Pharmaceuticals target specific proteins within the body to produce desired therapeutic outcomes, and the G-protein-coupled receptor (GPCR) family represents the most common type of pharmaceutical target. Traditional models of GPCR function suggest that receptors are only active at the cell surface, however, multiple GPCRs have demonstrated activation at both surface and intracellular locations. This illuminates the possibility of GPCR spatial signaling, whereby a single GPCR can exhibit differential signaling outcomes based on its cellular localization. Therefore, GPCR trafficking could be targeted as a new pharmacological approach for modulating GPCR activity. In this thesis, I investigate cannabinoid receptor-1 (CB1) trafficking to determine how it may influence the specificity of cannabinoid-mediated effects.

CB1 is a Gi-coupled GPCR that is widely expressed throughout the central nervous system (CNS). At both excitatory and inhibitory presynaptic terminals, CB1’s Gi-coupling reduces intracellular calcium concentrations in presynaptic neurons, and this regulates synaptic release of neurotransmitters. It is suggested that CB1’s unique physiological function underlies its broad therapeutic potential for treating neurological disorders. However, the underlying trafficking mechanisms of CB1’s axonal polarization remain unknown. It is well established that CB1 trafficking exhibits a high degree of constitutive recycling, yet CB1 does not recycle after agonist stimulation. Chapter 2 identifies biosynthetic trafficking as a key regulator of CB1 surface expression. Specifically, 2AG, an endogenous cannabinoid, upregulates biosynthetic trafficking of CB1 to the cell surface. This highlights a recycling-independent mechanism by which cells are resensitized to cannabinoids after acute agonist stimulation.

Cannabinoid agonists produce many similar effects in vitro and in vivo, but there are some effects are not entirely mediated by CB1. Chapter 3 characterizes novel biological effects of WIN 55,212-2 (WIN), a synthetic cannabinoid that has been used to investigate the endocannabinoid system, extensively.
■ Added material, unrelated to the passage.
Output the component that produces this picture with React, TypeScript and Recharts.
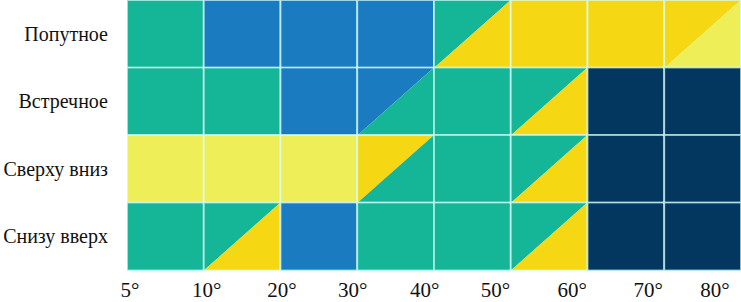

This chapter demonstrates that WIN disrupts the Golgi apparatus and microtubules in cultured cells, independent of CB1. This observation signifies a need for re- interpretation of previous WIN-based studies, particularly those that have speculated the functions of CB1 and the endocannabinoid system.

Overall, the work presented in this thesis highlights GPCR trafficking as crucial element of pharmacology research. Specifically, investigating CB1 trafficking helped establish a cellular mechanism by which CB1 activity is regulated within the CNS. Additionally, investigating how cannabinoids differentially regulate CB1 trafficking provided significant insight into the use of WIN as a pharmacological tool for studying the endocannabinoid system.